Dataset content —
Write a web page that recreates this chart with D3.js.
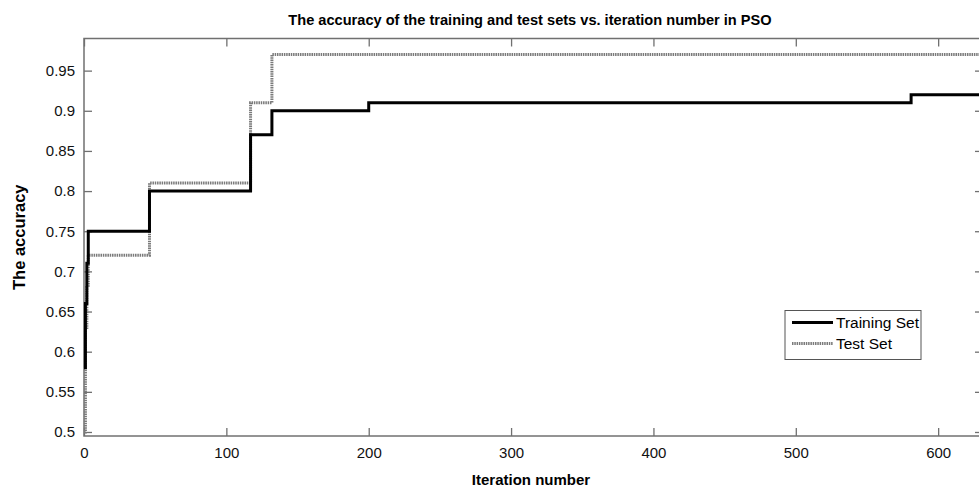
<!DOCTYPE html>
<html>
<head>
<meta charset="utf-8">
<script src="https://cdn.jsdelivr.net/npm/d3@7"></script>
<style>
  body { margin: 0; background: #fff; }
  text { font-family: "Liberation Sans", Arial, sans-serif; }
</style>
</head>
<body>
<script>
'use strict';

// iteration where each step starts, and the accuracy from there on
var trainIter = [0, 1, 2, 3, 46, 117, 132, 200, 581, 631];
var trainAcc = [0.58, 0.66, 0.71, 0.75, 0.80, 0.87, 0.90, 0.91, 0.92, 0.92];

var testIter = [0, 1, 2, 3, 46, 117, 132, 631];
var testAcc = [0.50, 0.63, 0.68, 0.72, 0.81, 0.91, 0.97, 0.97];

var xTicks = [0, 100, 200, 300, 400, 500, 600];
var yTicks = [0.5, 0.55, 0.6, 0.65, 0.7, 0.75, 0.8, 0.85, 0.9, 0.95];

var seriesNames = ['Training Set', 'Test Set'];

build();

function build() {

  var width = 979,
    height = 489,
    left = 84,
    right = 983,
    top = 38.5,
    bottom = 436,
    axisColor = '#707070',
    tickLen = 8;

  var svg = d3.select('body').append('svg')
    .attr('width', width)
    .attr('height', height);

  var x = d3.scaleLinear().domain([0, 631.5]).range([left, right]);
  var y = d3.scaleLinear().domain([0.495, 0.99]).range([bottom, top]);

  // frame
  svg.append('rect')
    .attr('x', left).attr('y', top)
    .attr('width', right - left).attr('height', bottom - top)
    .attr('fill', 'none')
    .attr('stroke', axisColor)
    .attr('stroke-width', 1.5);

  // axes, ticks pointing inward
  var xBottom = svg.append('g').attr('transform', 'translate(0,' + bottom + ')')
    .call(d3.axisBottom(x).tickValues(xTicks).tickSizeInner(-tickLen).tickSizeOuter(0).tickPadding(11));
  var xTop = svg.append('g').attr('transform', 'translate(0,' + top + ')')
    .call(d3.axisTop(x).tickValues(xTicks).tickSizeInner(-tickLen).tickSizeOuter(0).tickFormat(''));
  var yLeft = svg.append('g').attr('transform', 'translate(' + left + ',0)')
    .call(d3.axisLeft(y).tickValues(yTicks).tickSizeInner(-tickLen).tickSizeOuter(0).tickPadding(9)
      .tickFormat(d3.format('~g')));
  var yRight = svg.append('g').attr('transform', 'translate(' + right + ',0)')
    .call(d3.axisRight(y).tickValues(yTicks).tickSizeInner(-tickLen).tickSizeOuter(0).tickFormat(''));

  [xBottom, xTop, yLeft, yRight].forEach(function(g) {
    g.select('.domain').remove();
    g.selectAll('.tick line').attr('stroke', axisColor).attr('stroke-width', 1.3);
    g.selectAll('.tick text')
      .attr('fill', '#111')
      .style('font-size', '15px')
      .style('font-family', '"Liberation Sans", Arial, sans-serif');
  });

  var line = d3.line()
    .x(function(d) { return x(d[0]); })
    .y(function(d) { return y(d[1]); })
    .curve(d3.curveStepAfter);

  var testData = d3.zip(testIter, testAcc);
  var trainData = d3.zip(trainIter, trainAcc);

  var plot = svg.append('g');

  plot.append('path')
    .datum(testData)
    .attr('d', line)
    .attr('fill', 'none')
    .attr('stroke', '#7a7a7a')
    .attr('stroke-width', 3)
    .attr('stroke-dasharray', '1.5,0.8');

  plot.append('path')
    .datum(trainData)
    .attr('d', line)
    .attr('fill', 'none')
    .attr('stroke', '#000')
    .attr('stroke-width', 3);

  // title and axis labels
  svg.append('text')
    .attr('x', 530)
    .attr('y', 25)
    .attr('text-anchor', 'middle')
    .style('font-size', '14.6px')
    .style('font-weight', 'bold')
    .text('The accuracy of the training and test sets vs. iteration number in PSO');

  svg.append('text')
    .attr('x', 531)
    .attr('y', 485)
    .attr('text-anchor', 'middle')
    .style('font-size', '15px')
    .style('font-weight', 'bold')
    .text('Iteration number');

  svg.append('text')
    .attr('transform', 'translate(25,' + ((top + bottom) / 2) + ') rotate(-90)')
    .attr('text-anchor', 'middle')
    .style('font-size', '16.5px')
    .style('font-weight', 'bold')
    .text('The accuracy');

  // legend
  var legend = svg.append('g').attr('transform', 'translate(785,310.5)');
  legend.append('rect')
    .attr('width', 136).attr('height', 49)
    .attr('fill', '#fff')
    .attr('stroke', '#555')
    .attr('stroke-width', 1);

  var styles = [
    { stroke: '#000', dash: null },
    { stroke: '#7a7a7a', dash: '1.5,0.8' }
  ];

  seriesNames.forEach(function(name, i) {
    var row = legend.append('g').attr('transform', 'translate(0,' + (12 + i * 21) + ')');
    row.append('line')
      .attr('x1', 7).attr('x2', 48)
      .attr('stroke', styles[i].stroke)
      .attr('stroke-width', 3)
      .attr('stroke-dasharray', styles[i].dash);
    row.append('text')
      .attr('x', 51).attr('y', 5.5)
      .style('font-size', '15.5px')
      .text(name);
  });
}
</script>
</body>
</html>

Written task — Copy every line of the data word for word, omitting the images.

Full output —
Write a web page that recreates this chart with D3.js.
<!DOCTYPE html>
<html>
<head>
<meta charset="utf-8">
<script src="https://cdn.jsdelivr.net/npm/d3@7"></script>
<style>
  body { margin: 0; background: #fff; }
  text { font-family: "Liberation Sans", Arial, sans-serif; }
</style>
</head>
<body>
<script>
'use strict';

// iteration where each step starts, and the accuracy from there on
var trainIter = [0, 1, 2, 3, 46, 117, 132, 200, 581, 631];
var trainAcc = [0.58, 0.66, 0.71, 0.75, 0.80, 0.87, 0.90, 0.91, 0.92, 0.92];

var testIter = [0, 1, 2, 3, 46, 117, 132, 631];
var testAcc = [0.50, 0.63, 0.68, 0.72, 0.81, 0.91, 0.97, 0.97];

var xTicks = [0, 100, 200, 300, 400, 500, 600];
var yTicks = [0.5, 0.55, 0.6, 0.65, 0.7, 0.75, 0.8, 0.85, 0.9, 0.95];

var seriesNames = ['Training Set', 'Test Set'];

build();

function build() {

  var width = 979,
    height = 489,
    left = 84,
    right = 983,
    top = 38.5,
    bottom = 436,
    axisColor = '#707070',
    tickLen = 8;

  var svg = d3.select('body').append('svg')
    .attr('width', width)
    .attr('height', height);

  var x = d3.scaleLinear().domain([0, 631.5]).range([left, right]);
  var y = d3.scaleLinear().domain([0.495, 0.99]).range([bottom, top]);

  // frame
  svg.append('rect')
    .attr('x', left).attr('y', top)
    .attr('width', right - left).attr('height', bottom - top)
    .attr('fill', 'none')
    .attr('stroke', axisColor)
    .attr('stroke-width', 1.5);

  // axes, ticks pointing inward
  var xBottom = svg.append('g').attr('transform', 'translate(0,' + bottom + ')')
    .call(d3.axisBottom(x).tickValues(xTicks).tickSizeInner(-tickLen).tickSizeOuter(0).tickPadding(11));
  var xTop = svg.append('g').attr('transform', 'translate(0,' + top + ')')
    .call(d3.axisTop(x).tickValues(xTicks).tickSizeInner(-tickLen).tickSizeOuter(0).tickFormat(''));
  var yLeft = svg.append('g').attr('transform', 'translate(' + left + ',0)')
    .call(d3.axisLeft(y).tickValues(yTicks).tickSizeInner(-tickLen).tickSizeOuter(0).tickPadding(9)
      .tickFormat(d3.format('~g')));
  var yRight = svg.append('g').attr('transform', 'translate(' + right + ',0)')
    .call(d3.axisRight(y).tickValues(yTicks).tickSizeInner(-tickLen).tickSizeOuter(0).tickFormat(''));

  [xBottom, xTop, yLeft, yRight].forEach(function(g) {
    g.select('.domain').remove();
    g.selectAll('.tick line').attr('stroke', axisColor).attr('stroke-width', 1.3);
    g.selectAll('.tick text')
      .attr('fill', '#111')
      .style('font-size', '15px')
      .style('font-family', '"Liberation Sans", Arial, sans-serif');
  });

  var line = d3.line()
    .x(function(d) { return x(d[0]); })
    .y(function(d) { return y(d[1]); })
    .curve(d3.curveStepAfter);

  var testData = d3.zip(testIter, testAcc);
  var trainData = d3.zip(trainIter, trainAcc);

  var plot = svg.append('g');

  plot.append('path')
    .datum(testData)
    .attr('d', line)
    .attr('fill', 'none')
    .attr('stroke', '#7a7a7a')
    .attr('stroke-width', 3)
    .attr('stroke-dasharray', '1.5,0.8');

  plot.append('path')
    .datum(trainData)
    .attr('d', line)
    .attr('fill', 'none')
    .attr('stroke', '#000')
    .attr('stroke-width', 3);

  // title and axis labels
  svg.append('text')
    .attr('x', 530)
    .attr('y', 25)
    .attr('text-anchor', 'middle')
    .style('font-size', '14.6px')
    .style('font-weight', 'bold')
    .text('The accuracy of the training and test sets vs. iteration number in PSO');

  svg.append('text')
    .attr('x', 531)
    .attr('y', 485)
    .attr('text-anchor', 'middle')
    .style('font-size', '15px')
    .style('font-weight', 'bold')
    .text('Iteration number');

  svg.append('text')
    .attr('transform', 'translate(25,' + ((top + bottom) / 2) + ') rotate(-90)')
    .attr('text-anchor', 'middle')
    .style('font-size', '16.5px')
    .style('font-weight', 'bold')
    .text('The accuracy');

  // legend
  var legend = svg.append('g').attr('transform', 'translate(785,310.5)');
  legend.append('rect')
    .attr('width', 136).attr('height', 49)
    .attr('fill', '#fff')
    .attr('stroke', '#555')
    .attr('stroke-width', 1);

  var styles = [
    { stroke: '#000', dash: null },
    { stroke: '#7a7a7a', dash: '1.5,0.8' }
  ];

  seriesNames.forEach(function(name, i) {
    var row = legend.append('g').attr('transform', 'translate(0,' + (12 + i * 21) + ')');
    row.append('line')
      .attr('x1', 7).attr('x2', 48)
      .attr('stroke', styles[i].stroke)
      .attr('stroke-width', 3)
      .attr('stroke-dasharray', styles[i].dash);
    row.append('text')
      .attr('x', 51).attr('y', 5.5)
      .style('font-size', '15.5px')
      .text(name);
  });
}
</script>
</body>
</html>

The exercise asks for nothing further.